Anche la Commissione europea è investita dalle modifiche del Trattato: in particolare a partire dal 1° novembre 2014 essa non sarà più composta da un componente per ogni Stato bensì da un numero di membri, compreso il Presidente e l'alto rappresentante dell'Unione per gli affari esteri e la politica di sicurezza, corrispondente ai due terzi del numero degli Stati membri.
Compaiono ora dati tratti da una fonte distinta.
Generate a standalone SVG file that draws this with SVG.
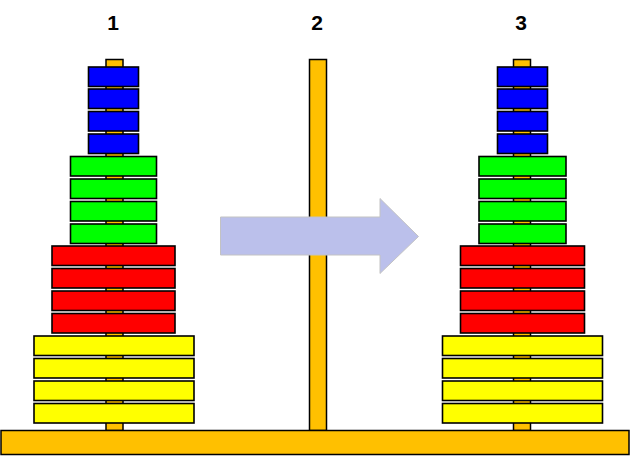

I membri della Commissione saranno scelti tra i cittadini dell'Unione, in base ad un sistema di rotazione paritario tra gli Stati, seguendo il procedimento previsto dall'art. 17 TUE.

Infine, sempre sul piano istituzionale, ulteriori modifiche sono state apportate alla Corte di Giustizia dell'Unione Europea, che comprende la Corte di Giustizia, il Tribunale (già Tribunale di prima istanza) e i Tribunali Specializzati, alla Banca Centrale Europea (anch'essa istituzionalizzata) e alla Corte dei Conti.

E' ovviamente ancora presto per capire se le modifiche introdotte dal Trattato di Lisbona possano essere o meno idonee a garantire quella trasparenza e quella efficienza richieste alle istituzioni comunitarie da parte della politica statale e da parte dei cittadini e, ovviamente, solo la sua applicazione consentirà di verificare se gli obiettivi perseguiti possano essere raggiunti.
E' però indubbio che il Trattato, nella sua versione definitiva, abbia deluso alcuni europeisti che si aspettavano una svolta marcatamente più federale: la stessa assenza di alcuni elementi costitutivi (quali la bandiera, l'inno, la festa nazionale) sembrerebbe far pensare all'abbandono di quell'idea; eppure, prima di ritenere che il Trattato costituisca una sorta di minus rispetto al progetto di Costituzione europea del 2004, occorre considerare l'effettiva importanza delle modifiche introdotte – necessarie ancor prima che opportune – in un contesto a dir poco difficile, nel quale si è riusciti, tra istanze nazionalistiche, veti incrociati e giochi di parte, a dare nuovo slancio all'idea europea.
Con la consapevolezza che la costruzione europea in senso federale ha bisogno, più che di simboli, di un sistema di poteri e funzioni che possa sostanzialmente rendere reale le aspettative dei Padri Europei del dopoguerra.